• _GIVEN INSTRUCTION_:
Go through the lines below and copy each one that holds the string "with".

• _PROVIDED INFORMATION_:
● ● ● ●

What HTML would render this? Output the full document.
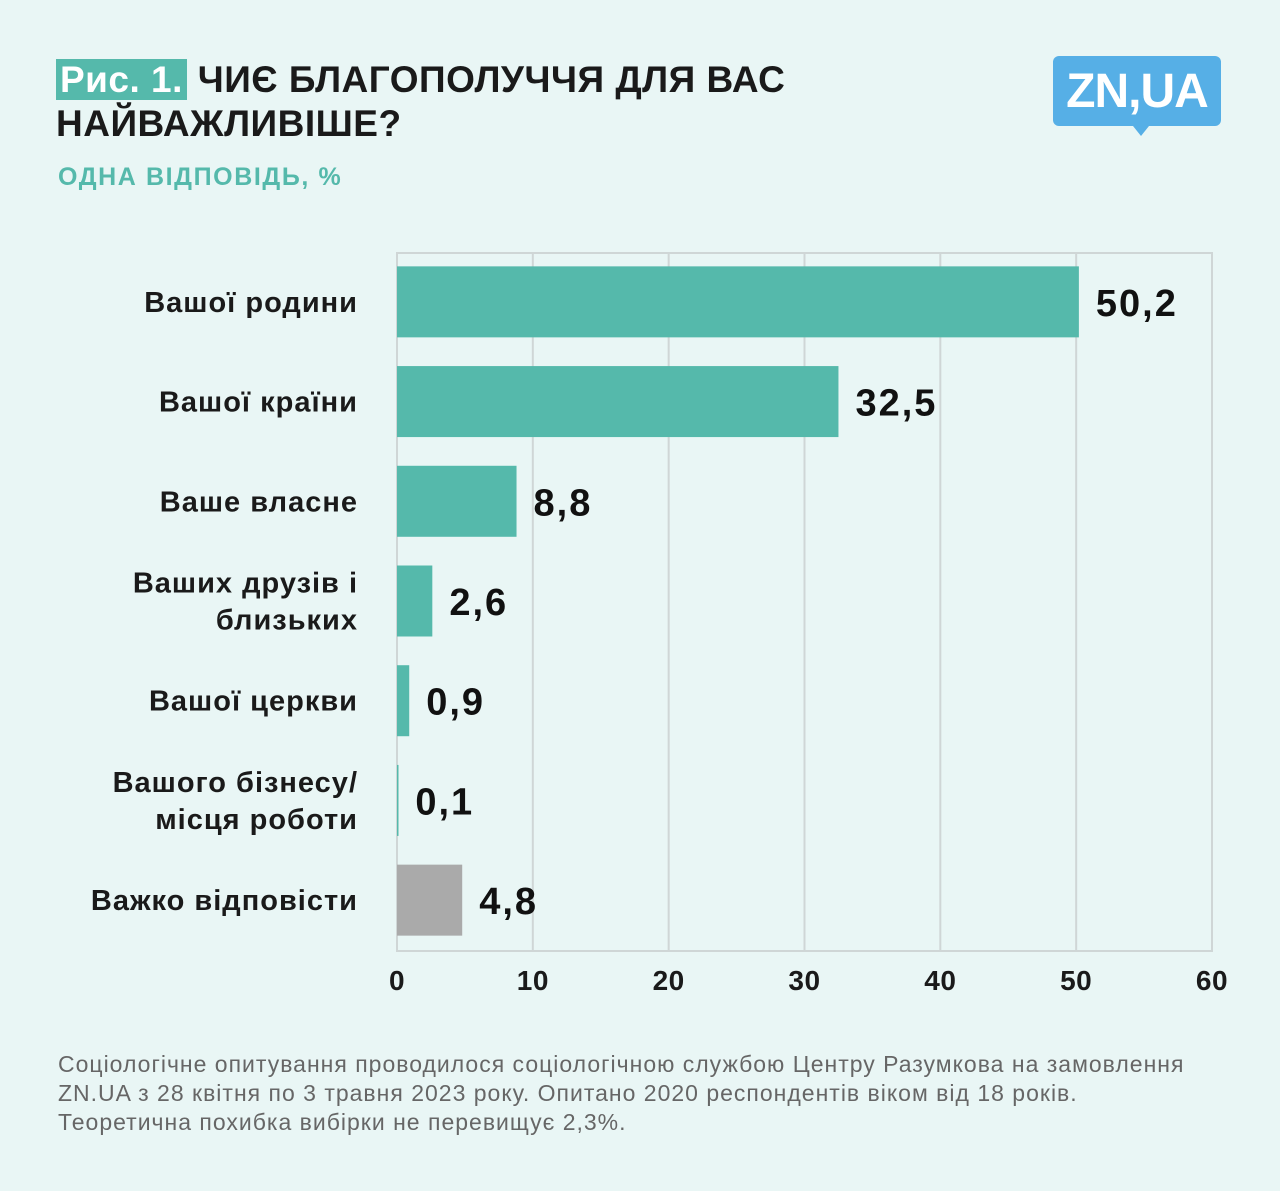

● ● ● ●

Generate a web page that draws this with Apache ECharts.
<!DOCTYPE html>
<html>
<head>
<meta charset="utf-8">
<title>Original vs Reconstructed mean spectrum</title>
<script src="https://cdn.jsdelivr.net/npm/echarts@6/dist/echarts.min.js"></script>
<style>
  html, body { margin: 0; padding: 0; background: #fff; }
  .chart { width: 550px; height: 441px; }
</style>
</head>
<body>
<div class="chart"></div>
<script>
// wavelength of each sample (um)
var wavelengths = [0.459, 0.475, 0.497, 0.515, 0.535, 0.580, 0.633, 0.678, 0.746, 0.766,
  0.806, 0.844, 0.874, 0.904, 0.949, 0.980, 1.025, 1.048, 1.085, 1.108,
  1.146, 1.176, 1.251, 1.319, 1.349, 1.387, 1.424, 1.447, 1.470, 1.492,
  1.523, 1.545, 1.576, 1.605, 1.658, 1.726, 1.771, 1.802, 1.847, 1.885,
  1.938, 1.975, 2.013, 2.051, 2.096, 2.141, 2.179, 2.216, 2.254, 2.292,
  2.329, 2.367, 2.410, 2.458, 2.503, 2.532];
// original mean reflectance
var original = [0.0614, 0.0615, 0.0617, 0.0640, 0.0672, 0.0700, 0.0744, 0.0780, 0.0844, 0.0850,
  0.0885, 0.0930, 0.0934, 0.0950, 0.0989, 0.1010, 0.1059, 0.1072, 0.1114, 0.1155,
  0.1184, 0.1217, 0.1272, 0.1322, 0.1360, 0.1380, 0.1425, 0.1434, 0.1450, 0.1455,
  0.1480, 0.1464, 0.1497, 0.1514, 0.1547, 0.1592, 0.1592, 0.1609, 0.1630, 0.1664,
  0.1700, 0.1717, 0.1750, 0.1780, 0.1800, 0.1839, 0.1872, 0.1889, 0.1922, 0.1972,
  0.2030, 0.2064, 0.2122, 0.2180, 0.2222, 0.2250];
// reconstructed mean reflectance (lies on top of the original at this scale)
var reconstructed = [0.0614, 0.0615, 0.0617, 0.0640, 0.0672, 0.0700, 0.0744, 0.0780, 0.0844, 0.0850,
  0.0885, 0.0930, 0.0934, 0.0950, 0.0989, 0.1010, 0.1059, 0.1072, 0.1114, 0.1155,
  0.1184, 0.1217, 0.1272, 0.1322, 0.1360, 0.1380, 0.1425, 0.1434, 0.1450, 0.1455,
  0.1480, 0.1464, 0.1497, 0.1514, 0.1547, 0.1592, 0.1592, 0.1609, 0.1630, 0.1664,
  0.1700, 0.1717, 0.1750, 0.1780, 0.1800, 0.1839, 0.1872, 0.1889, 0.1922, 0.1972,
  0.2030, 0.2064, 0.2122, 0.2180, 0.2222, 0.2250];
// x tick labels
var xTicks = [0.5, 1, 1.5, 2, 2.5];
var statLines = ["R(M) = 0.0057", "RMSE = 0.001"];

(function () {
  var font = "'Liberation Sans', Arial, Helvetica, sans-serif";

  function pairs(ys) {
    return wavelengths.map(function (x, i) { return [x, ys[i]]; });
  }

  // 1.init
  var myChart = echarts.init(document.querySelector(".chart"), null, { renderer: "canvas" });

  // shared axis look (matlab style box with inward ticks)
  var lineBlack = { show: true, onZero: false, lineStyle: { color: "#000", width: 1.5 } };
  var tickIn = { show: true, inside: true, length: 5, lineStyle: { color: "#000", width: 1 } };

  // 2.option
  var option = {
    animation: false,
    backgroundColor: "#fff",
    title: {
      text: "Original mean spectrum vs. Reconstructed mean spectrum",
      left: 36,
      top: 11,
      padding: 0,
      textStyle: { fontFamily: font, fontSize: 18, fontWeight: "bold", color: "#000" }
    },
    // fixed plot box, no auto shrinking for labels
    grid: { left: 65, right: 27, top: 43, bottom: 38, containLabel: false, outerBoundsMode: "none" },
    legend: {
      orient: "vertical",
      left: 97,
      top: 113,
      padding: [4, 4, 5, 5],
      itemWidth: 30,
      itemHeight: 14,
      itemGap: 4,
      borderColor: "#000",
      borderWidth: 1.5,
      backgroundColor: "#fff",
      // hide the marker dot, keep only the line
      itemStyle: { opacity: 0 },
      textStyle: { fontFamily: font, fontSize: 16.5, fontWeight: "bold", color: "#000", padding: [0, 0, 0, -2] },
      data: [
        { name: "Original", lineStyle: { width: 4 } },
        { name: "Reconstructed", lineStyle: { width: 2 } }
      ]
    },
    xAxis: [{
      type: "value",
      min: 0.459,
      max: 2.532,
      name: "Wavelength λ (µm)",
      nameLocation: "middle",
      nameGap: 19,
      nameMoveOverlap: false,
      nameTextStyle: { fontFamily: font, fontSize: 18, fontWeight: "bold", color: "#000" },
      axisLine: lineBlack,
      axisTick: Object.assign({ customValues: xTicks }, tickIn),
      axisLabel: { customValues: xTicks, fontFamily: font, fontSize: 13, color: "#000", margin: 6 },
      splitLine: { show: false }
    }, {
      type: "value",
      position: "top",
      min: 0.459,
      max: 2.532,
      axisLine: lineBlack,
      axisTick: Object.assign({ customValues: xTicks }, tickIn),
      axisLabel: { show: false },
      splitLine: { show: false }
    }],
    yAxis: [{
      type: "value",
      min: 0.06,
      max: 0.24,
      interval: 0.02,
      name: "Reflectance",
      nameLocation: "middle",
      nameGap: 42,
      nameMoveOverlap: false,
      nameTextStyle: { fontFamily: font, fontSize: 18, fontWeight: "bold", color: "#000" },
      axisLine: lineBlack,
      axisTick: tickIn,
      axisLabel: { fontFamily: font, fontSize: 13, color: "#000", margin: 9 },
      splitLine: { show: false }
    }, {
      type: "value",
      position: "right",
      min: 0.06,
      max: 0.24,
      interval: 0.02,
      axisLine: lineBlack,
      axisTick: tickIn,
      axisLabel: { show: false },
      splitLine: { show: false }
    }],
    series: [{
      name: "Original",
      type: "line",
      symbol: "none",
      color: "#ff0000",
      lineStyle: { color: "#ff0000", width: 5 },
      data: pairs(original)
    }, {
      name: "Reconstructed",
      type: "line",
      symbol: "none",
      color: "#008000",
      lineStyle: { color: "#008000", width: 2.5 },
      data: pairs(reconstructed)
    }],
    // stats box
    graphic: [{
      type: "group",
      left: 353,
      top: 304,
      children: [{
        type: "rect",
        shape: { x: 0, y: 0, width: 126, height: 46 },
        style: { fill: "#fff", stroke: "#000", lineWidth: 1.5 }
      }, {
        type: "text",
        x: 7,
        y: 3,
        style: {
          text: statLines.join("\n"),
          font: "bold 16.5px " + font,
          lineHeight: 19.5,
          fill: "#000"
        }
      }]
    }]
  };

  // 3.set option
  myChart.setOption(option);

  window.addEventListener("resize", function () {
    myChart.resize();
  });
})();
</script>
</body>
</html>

● ● ● ●

• _RESPONSE TO THE TASK_:
Generate a web page that draws this with Apache ECharts.
  // shared axis look (matlab style box with inward ticks)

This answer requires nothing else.